The poem begins with its speaker recalling a low point in their life. The speaker is never named or gendered: they might be a stand-in for the poet or a separate persona entirely.
The speaker recalls lying down somewhere indoors, "Full of desire" for some unnamed person or thing. As they watch the scene outdoors, presumably through a window, they take no comfort from anything in nature.
In fact, nature seems hostile, mocking, and superior. The speaker recalls "the sky wounding me" in some metaphorical way—perhaps with its piercing brightness, perhaps with its cold indifference. Meanwhile, "Each cloud" in that sky reminds the speaker of "a ship without me sailing"; in other words, it makes the speaker feel abandoned, or as if they're missing out on some grand adventure. "Each tree" in the landscape seems to "Possess" what the speaker's "soul lack[s]," and wishes for most: "tranquillity." In other words, while the speaker's in turmoil, the trees seem calmly at ease.
This attribution of human feelings to nature is called the pathetic fallacy, and it's an early example of the speaker's tendency to personify or anthropomorphize the natural world around them. Even when they feel alone and detached from nature, as they do here, they view nature as remarkably human.
The second stanza reveals the root cause of all this distress: "heartbreak." The speaker has been through a breakup and isn't over their ex. They find themselves in a classic post-breakup situation: "Waiting for the longed-for voice to speak / Through the mute telephone." Of course, the call never comes, and the speaker's "body" feels "weak" with "heartbreak"—which they call "the well-known and mortal death." That is, heartbreak is an old and storied feeling, and it feels like death in life.

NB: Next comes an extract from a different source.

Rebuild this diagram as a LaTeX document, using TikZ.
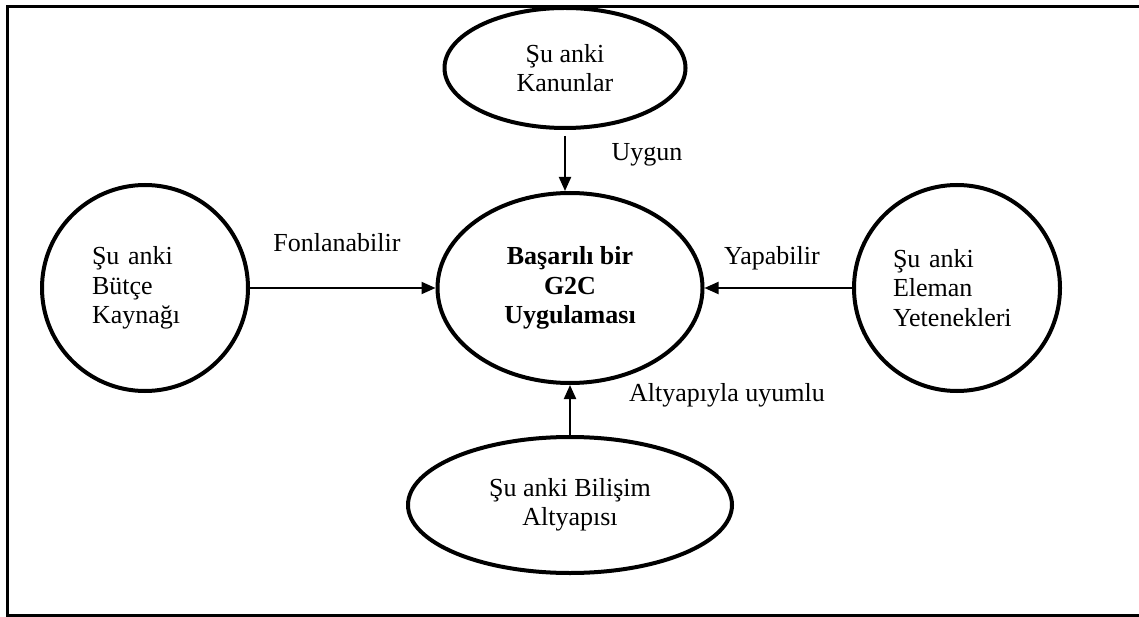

These first six lines establish the form that the rest of the poem will follow: tercet stanzas rhyming AAA, BBB, and so on. The consistent structure gives the poem a balanced, harmonious quality, while the consistent end-stopping of stanzas (all end with periods) gives it a stately, measured pace. These qualities are at odds with the speaker's initial turmoil, but they suit what will be the dominant mood of the poem: confident, "Passion[ate]" appreciation for the world.